Schools developing master’s program for teachers

HARLINGEN — The world of teaching.

It is indeed a world unto itself.

It’s layered with grade levels, limitations and advantages. Teaching strategies are interwoven with individual learning styles. Economics at home impact learning opportunities away from the classroom, and those experiences strongly impact children’s performance in school.

There are special needs children and English language learners, college applications and financial aid, trades classes and state exams, and …

To make all this work, administrators and teachers must be in the pilot’s seat managing finances, human resources and other operations of the school district.

An especially powerful tool in that effort is a master’s degree in educational leadership. The Harlingen school district has just signed an agreement with the University of Texas Rio Grande Valley to develop that master’s program.

“It’s actually going to be both institutions coming together to deliver the masters,” said Veronica Kortan, administrator for organizational development with the district.

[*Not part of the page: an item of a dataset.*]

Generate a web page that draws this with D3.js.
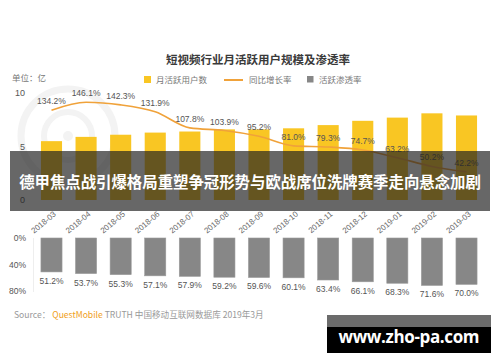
<!DOCTYPE html>
<html>
<head>
<meta charset="utf-8">
<script src="https://cdn.jsdelivr.net/npm/d3@7"></script>
<style>
  body { margin: 0; background: #fff; }
  svg { display: block; font-family: "Liberation Sans", "Noto Sans CJK SC", sans-serif; }
</style>
</head>
<body>
<div id="chart"></div>
<script>
const months = ['2018-03','2018-04','2018-05','2018-06','2018-07','2018-08','2018-09',
                '2018-10','2018-11','2018-12','2019-01','2019-02','2019-03'];
const mau = [5.5, 5.9, 6.1, 6.3, 6.4, 6.6, 6.6, 6.7, 7.0, 7.4, 7.7, 8.1, 7.9];
const growth = [134.2, 146.1, 142.3, 131.9, 107.8, 103.9, 95.2, 81.0, 79.3, 74.7, 63.2, 50.2, 42.2];
const penetration = [51.2, 53.7, 55.3, 57.1, 57.9, 59.2, 59.6, 60.1, 63.4, 66.1, 68.3, 71.6, 70.0];
const mauTicks = [0, 5, 10];
const penTicks = [0, 40, 80];

const w = 500;
const h = 362;
const yellow = '#f9c623';
const orange = '#f0a23a';
const grey = '#878787';
const cjk = '"Noto Sans CJK SC", sans-serif';

const svg = d3.select('#chart')
  .append('svg')
  .attr('width', w)
  .attr('height', h);

// faint logo rings behind the top chart
const ring = svg.append('g').attr('transform', 'translate(68,136)');
ring.append('circle').attr('r', 47).attr('fill', 'none').attr('stroke', '#f3f3f3').attr('stroke-width', 7);
ring.append('circle').attr('r', 24).attr('fill', 'none').attr('stroke', '#f3f3f3').attr('stroke-width', 6);
ring.append('circle').attr('r', 5).attr('fill', '#f3f3f3');

const xScale = d3.scaleBand()
  .domain(months)
  .range([34.2, 483.8])
  .paddingInner(0.39)
  .paddingOuter(0.195);

const yScale = d3.scaleLinear().domain([0, 10]).range([200, 93]);
const gScale = d3.scaleLinear().domain([0, 160]).range([200, 93]);
const pScale = d3.scaleLinear().domain([0, 80]).range([238, 291]);

// title
svg.append('text')
  .attr('x', 258).attr('y', 64)
  .attr('text-anchor', 'middle')
  .style('font-family', cjk)
  .style('font-size', '11.5px')
  .style('font-weight', 'bold')
  .attr('fill', '#3a3a3a')
  .text('短视频行业月活跃用户规模及渗透率');

svg.append('text')
  .attr('x', 12).attr('y', 81)
  .style('font-family', cjk)
  .style('font-size', '8.5px')
  .attr('fill', '#777')
  .text('单位：亿');

// legend
const legend = svg.append('g').style('font-family', cjk).style('font-size', '8.5px').attr('fill', '#777');
legend.append('rect').attr('x', 144).attr('y', 76).attr('width', 7).attr('height', 7).attr('fill', yellow);
legend.append('text').attr('x', 156).attr('y', 82.5).text('月活跃用户数');
legend.append('line').attr('x1', 224).attr('x2', 243).attr('y1', 80).attr('y2', 80)
  .attr('stroke', orange).attr('stroke-width', 2);
legend.append('text').attr('x', 249).attr('y', 82.5).text('同比增长率');
legend.append('rect').attr('x', 307).attr('y', 76).attr('width', 6.5).attr('height', 6.5).attr('fill', grey);
legend.append('text').attr('x', 319).attr('y', 82.5).text('活跃渗透率');

// top y axis
const yAxis = d3.axisLeft(yScale).tickValues(mauTicks).tickSize(0).tickPadding(0);
svg.append('g')
  .attr('transform', 'translate(25,0)')
  .call(yAxis)
  .call(g => g.select('.domain').remove())
  .call(g => g.selectAll('text').attr('fill', '#555').style('font-size', '9px'));

// MAU bars
svg.selectAll('rect.bar')
  .data(mau)
  .enter()
  .append('rect')
  .attr('class', 'bar')
  .attr('x', (d, i) => xScale(months[i]))
  .attr('y', d => yScale(d))
  .attr('width', xScale.bandwidth())
  .attr('height', d => yScale(0) - yScale(d))
  .attr('fill', yellow);

// growth line
const line = d3.line()
  .x((d, i) => xScale(months[i]) + xScale.bandwidth() / 2)
  .y(d => gScale(d))
  .curve(d3.curveMonotoneX);

svg.append('path')
  .datum(growth)
  .attr('d', line)
  .attr('fill', 'none')
  .attr('stroke', orange)
  .attr('stroke-width', 1.6);

svg.selectAll('text.gval')
  .data(growth)
  .enter()
  .append('text')
  .attr('class', 'gval')
  .attr('x', (d, i) => xScale(months[i]) + xScale.bandwidth() / 2)
  .attr('y', d => gScale(d) - 6)
  .attr('text-anchor', 'middle')
  .style('font-size', '8.5px')
  .attr('fill', '#555')
  .text(d => d.toFixed(1) + '%');

// month labels
svg.selectAll('text.month')
  .data(months)
  .enter()
  .append('text')
  .attr('class', 'month')
  .attr('transform', d => `translate(${xScale(d) + xScale.bandwidth() / 2 + 5},215) rotate(-40)`)
  .attr('text-anchor', 'end')
  .style('font-size', '8px')
  .attr('fill', '#666')
  .text(d => d);

// bottom axis
svg.append('line')
  .attr('x1', 33.5).attr('x2', 33.5).attr('y1', 238).attr('y2', 292)
  .attr('stroke', '#eee');

const pAxis = d3.axisLeft(pScale).tickValues(penTicks).tickSize(0).tickPadding(0)
  .tickFormat(d => d + '%');
svg.append('g')
  .attr('transform', 'translate(26,0)')
  .call(pAxis)
  .call(g => g.select('.domain').remove())
  .call(g => g.selectAll('text').attr('fill', '#555').style('font-size', '8.5px'));

svg.selectAll('rect.pen')
  .data(penetration)
  .enter()
  .append('rect')
  .attr('class', 'pen')
  .attr('x', (d, i) => xScale(months[i]))
  .attr('y', pScale(0))
  .attr('width', xScale.bandwidth())
  .attr('height', d => pScale(d) - pScale(0))
  .attr('fill', grey)
  .attr('stroke', '#9a9a9a')
  .attr('stroke-width', 0.6);

svg.selectAll('text.pval')
  .data(penetration)
  .enter()
  .append('text')
  .attr('class', 'pval')
  .attr('x', (d, i) => xScale(months[i]) + xScale.bandwidth() / 2)
  .attr('y', d => pScale(d) + 12)
  .attr('text-anchor', 'middle')
  .style('font-size', '8.5px')
  .attr('fill', '#555')
  .text(d => d.toFixed(1) + '%');

// source
const src = svg.append('text')
  .attr('x', 14).attr('y', 318)
  .style('font-family', cjk)
  .style('font-size', '8.6px')
  .attr('fill', '#999');
src.append('tspan').text('Source：  ');
src.append('tspan').attr('fill', '#f0a020').text('QuestMobile');
src.append('tspan').text(' TRUTH 中国移动互联网数据库 2019年3月');

// headline overlay
svg.append('rect')
  .attr('x', 10).attr('y', 151).attr('width', 480).attr('height', 60)
  .attr('fill', 'rgba(31,31,31,0.68)');
svg.append('text')
  .attr('x', 250).attr('y', 187.5)
  .attr('text-anchor', 'middle')
  .style('font-family', cjk)
  .style('font-size', '15.4px')
  .style('font-weight', 'bold')
  .attr('fill', '#fff')
  .text('德甲焦点战引爆格局重塑争冠形势与欧战席位洗牌赛季走向悬念加剧');

// site badge
svg.append('rect').attr('x', 327).attr('y', 315).attr('width', 164).attr('height', 12).attr('fill', '#6b6b6b');
svg.append('rect').attr('x', 327).attr('y', 327).attr('width', 164).attr('height', 26).attr('fill', '#000');
svg.append('text')
  .attr('x', 409).attr('y', 343)
  .attr('text-anchor', 'middle')
  .style('font-family', '"Open Sans", sans-serif')
  .style('font-size', '17px')
  .style('font-weight', 'bold')
  .attr('textLength', 141)
  .attr('fill', '#fff')
  .text('www.zho-pa.com');
</script>
</body>
</html>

“The courses are going to be just for the teachers or employees of the Harlingen school district,” Kortan said. “All of the classes are going to be at the University Center at Texas State Technical College.”

Each entity has its own role. The school district will identify teachers and other employees who wish to pursue the master’s program. The role of the university is to ensure the availability of professors and other instructors to deliver the course work.

The classes have been aligned with activities at the district to provide for “authentic learning” experiences, Kortan said. For example, during the spring semester when the district is working on its budget for the coming year, master’s candidates for educational leadership will have their finance courses at the same time.

They can gain real world learning by observing the budget process first hand while taking those courses. The same goes for other areas of educational leadership.

“My area is professional development and professional learning,” Kortan said. “When there they’re learning about effective techniques for that, I would come in and work with the professor to deliver part of that curriculum.”

The whole concept seems to come around in a circle. Teachers extend authentic learning experiences to students, but it doesn’t stop there.

“We want to make sure that we also have authentic opportunities for those that are aspiring leaders,” Kortan said.

“They would have opportunities to be a part of district-level initiatives. We would imbed them in those experiences. When they graduate they not only have the theory, they also have hands-on experiences.”

Each cohort, or group, of master’s candidates will be made up of 15 teachers. The course will begin this summer.